Outside Puerto Rico’s capital, a three-story-high mountain of debris and waste sits smack in the middle of what was a suburban soccer field before Hurricane Maria devastated the island.

Blue bleachers peek out from the edge of the trash pile, as a line of trucks rolls in to dump even more tree branches and moldy furniture. Workmen wearing yellow hard hats operate diggers to add the new waste to the growing pile in the center of the field.

Puerto Rico is struggling under the weight of its own garbage. Even before Maria hit in September, the Environmental Protection Agency says, most of the island’s landfills were filled beyond capacity and that nearly half were under orders to close.

Puerto Rico’s Solid Waste Authority estimates that the powerful hurricane created 6.2 million cubic yards of waste and debris. That’s enough trash to fill about 43 football stadiums with piles of waste eight stories high, according to a measure used by FEMA. And it has to go somewhere.

Workmen at the soccer field say the site became a makeshift dump because the landfill for the Toa Baja municipality, near San Juan, is so flooded with trash that wait times to dump debris can be hours. When the soccer site becomes too full, the workers say waste is then moved to the landfill in trucks.

In Maria’s wake, local governments are supposed to separate tree branches and other “green waste” for composting so that it doesn’t clog up landfills, says Antonio Rios, head of the Solid Waste Authority, the agency that sets the U.S. territory’s waste policy.

That composting process isn’t happening everywhere, Rios acknowledges. Green debris is still winding up in overflowing landfills across the island, though he says authorities are trying to divert additional material to landfills that have more room. Rios points out that the hurricane also has created other types of waste, things like broken kitchen appliances and food that went rotten because of a lack of electricity.
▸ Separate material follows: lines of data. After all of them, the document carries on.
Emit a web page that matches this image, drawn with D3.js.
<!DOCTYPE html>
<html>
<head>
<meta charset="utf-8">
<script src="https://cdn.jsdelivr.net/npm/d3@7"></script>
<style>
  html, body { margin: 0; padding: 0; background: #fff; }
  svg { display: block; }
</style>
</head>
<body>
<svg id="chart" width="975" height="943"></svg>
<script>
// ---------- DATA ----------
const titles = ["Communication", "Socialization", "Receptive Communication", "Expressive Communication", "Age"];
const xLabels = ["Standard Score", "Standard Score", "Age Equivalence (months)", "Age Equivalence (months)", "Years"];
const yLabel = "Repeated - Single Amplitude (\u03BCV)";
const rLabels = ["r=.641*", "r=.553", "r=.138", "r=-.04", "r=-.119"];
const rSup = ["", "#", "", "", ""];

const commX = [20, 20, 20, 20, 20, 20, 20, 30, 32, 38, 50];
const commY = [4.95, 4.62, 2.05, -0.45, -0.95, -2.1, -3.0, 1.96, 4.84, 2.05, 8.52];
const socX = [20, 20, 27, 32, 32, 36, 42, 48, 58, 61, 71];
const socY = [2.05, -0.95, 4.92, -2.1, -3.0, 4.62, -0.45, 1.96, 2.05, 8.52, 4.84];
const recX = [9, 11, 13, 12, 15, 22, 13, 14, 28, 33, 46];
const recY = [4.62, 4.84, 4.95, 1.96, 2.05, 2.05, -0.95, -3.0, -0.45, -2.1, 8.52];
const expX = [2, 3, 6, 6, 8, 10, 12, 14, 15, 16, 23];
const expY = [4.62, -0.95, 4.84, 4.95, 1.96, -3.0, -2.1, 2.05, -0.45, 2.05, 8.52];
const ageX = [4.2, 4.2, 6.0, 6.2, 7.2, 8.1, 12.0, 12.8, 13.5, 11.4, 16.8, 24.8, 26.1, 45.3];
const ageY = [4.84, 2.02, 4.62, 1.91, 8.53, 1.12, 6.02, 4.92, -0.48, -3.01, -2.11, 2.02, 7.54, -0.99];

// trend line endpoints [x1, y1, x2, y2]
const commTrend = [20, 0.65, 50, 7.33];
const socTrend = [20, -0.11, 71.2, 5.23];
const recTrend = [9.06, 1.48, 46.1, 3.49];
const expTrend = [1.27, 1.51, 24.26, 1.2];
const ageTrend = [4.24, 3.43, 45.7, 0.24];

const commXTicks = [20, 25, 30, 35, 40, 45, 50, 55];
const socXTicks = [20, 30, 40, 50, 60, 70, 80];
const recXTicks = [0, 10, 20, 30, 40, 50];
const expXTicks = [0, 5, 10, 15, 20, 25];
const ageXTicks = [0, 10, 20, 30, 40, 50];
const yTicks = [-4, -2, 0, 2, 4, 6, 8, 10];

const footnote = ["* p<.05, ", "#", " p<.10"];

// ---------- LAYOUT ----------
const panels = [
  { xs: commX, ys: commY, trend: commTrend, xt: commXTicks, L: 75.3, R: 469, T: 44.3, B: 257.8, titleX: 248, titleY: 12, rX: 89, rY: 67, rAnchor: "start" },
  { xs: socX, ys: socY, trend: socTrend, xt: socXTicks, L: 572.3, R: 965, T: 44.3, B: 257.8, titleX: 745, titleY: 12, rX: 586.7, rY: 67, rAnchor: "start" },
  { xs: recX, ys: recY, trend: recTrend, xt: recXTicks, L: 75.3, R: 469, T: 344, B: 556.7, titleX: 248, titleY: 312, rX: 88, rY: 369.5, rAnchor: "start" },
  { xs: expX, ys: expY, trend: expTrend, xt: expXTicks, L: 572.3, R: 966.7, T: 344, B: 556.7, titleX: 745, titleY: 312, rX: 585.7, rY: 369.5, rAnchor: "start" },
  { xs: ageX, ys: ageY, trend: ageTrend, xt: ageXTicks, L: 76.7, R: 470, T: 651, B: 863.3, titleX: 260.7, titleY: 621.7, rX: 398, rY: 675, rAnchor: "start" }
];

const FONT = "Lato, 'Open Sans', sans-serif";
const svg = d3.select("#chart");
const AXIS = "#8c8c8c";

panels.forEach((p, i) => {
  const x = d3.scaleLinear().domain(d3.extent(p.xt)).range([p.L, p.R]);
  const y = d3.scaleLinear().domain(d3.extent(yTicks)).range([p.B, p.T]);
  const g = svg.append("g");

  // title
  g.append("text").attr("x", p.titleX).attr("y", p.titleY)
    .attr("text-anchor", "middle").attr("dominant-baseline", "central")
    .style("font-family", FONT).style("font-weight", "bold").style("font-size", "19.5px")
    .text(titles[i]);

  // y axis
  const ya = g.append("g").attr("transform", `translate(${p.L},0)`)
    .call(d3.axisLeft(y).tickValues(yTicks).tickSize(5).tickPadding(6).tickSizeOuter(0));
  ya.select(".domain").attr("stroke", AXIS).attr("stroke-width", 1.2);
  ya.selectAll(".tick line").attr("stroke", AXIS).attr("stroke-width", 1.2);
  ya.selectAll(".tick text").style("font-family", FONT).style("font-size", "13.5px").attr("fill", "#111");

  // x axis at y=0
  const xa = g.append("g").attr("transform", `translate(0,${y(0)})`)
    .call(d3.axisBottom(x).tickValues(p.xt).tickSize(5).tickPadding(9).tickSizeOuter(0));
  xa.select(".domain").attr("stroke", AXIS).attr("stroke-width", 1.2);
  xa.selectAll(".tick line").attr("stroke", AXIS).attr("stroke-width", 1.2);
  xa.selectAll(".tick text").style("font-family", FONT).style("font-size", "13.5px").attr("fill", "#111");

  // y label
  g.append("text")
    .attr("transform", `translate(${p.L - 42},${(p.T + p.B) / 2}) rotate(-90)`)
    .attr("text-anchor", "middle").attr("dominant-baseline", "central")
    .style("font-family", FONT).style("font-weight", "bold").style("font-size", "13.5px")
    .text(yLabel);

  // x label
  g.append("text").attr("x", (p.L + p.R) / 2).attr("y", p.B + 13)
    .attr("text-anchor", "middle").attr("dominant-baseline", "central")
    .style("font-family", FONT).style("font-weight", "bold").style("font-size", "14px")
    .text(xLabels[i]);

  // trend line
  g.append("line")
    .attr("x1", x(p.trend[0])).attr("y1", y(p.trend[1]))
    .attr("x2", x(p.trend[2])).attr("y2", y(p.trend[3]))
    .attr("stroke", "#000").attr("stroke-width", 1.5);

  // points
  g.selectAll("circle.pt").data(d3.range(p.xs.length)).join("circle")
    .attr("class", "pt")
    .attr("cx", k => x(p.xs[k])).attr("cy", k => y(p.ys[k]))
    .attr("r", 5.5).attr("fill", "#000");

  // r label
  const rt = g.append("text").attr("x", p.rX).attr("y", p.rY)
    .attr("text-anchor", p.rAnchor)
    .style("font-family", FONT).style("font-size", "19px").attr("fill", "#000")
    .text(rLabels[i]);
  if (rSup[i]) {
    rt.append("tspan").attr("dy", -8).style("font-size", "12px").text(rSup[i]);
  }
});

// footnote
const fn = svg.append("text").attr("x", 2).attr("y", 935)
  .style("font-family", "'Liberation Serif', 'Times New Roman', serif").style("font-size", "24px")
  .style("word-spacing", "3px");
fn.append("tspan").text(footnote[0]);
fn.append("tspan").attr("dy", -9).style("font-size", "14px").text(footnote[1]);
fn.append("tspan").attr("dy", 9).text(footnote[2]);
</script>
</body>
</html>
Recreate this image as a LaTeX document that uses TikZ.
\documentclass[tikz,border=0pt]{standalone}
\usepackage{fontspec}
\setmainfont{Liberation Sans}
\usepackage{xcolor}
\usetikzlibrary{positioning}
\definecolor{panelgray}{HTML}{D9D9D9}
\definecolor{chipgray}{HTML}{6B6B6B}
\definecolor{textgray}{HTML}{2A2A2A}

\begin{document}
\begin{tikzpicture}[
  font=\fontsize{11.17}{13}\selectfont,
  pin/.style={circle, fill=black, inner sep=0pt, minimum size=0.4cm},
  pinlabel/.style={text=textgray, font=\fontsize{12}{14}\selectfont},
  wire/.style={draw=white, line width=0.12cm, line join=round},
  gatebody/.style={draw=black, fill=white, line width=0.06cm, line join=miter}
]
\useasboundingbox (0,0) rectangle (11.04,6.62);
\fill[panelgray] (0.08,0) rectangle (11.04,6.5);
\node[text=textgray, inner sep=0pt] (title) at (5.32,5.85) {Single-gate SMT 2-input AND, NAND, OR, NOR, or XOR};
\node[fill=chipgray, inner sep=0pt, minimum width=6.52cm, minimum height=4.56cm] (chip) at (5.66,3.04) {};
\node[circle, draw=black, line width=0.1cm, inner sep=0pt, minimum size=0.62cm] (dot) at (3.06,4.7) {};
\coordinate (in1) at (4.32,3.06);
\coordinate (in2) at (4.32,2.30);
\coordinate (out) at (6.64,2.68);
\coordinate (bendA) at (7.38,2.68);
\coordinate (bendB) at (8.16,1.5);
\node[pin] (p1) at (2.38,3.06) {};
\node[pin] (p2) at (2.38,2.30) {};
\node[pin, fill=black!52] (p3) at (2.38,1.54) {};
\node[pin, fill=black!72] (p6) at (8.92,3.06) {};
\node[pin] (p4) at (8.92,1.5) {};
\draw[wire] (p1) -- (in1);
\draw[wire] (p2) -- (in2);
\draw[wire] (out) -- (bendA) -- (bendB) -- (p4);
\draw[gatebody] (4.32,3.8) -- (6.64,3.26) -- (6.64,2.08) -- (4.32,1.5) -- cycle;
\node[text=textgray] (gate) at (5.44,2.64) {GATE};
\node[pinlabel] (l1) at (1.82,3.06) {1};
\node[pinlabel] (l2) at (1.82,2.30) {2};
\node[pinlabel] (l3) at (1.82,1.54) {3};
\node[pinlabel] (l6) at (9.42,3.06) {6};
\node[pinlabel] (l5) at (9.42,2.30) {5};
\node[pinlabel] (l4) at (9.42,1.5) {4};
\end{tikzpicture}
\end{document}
The landfill in Toa Baja is managed by the private firm Conwaste and takes in trash from at least four municipalities. It has been deeply troubled for years.

The site is supervised by 25-year-old Lionel Ruiz. Last month, he says, it accepted 36,000 tons of waste — that’s 70 percent more than the month before the hurricane. Ruiz points to trash-filled trucks waiting in a line that stretches down a dirt road and off into the distance. “It’s more busy than usual,” Ruiz says. “You see the line? We never have that line in normal operation.”

In 2008, the EPA ordered the Toa Baja landfill to close by 2014 because it posed an “imminent and substantial endangerment to health and the environment.” The agency said environmental inspectors found evidence that the landfill did not have a system to control liquid seeping through the garbage pile and into the ground. The agency found that this substance, called leachate, could potentially contaminate a nearby aquifer and wetlands.

In 2012, the EPA permitted the landfill to delay the closure for an unspecified amount of time. It was also allowed to create a smaller area incorporating more environmental precautions — such as a lining to prevent seepage — and begin accepting waste there.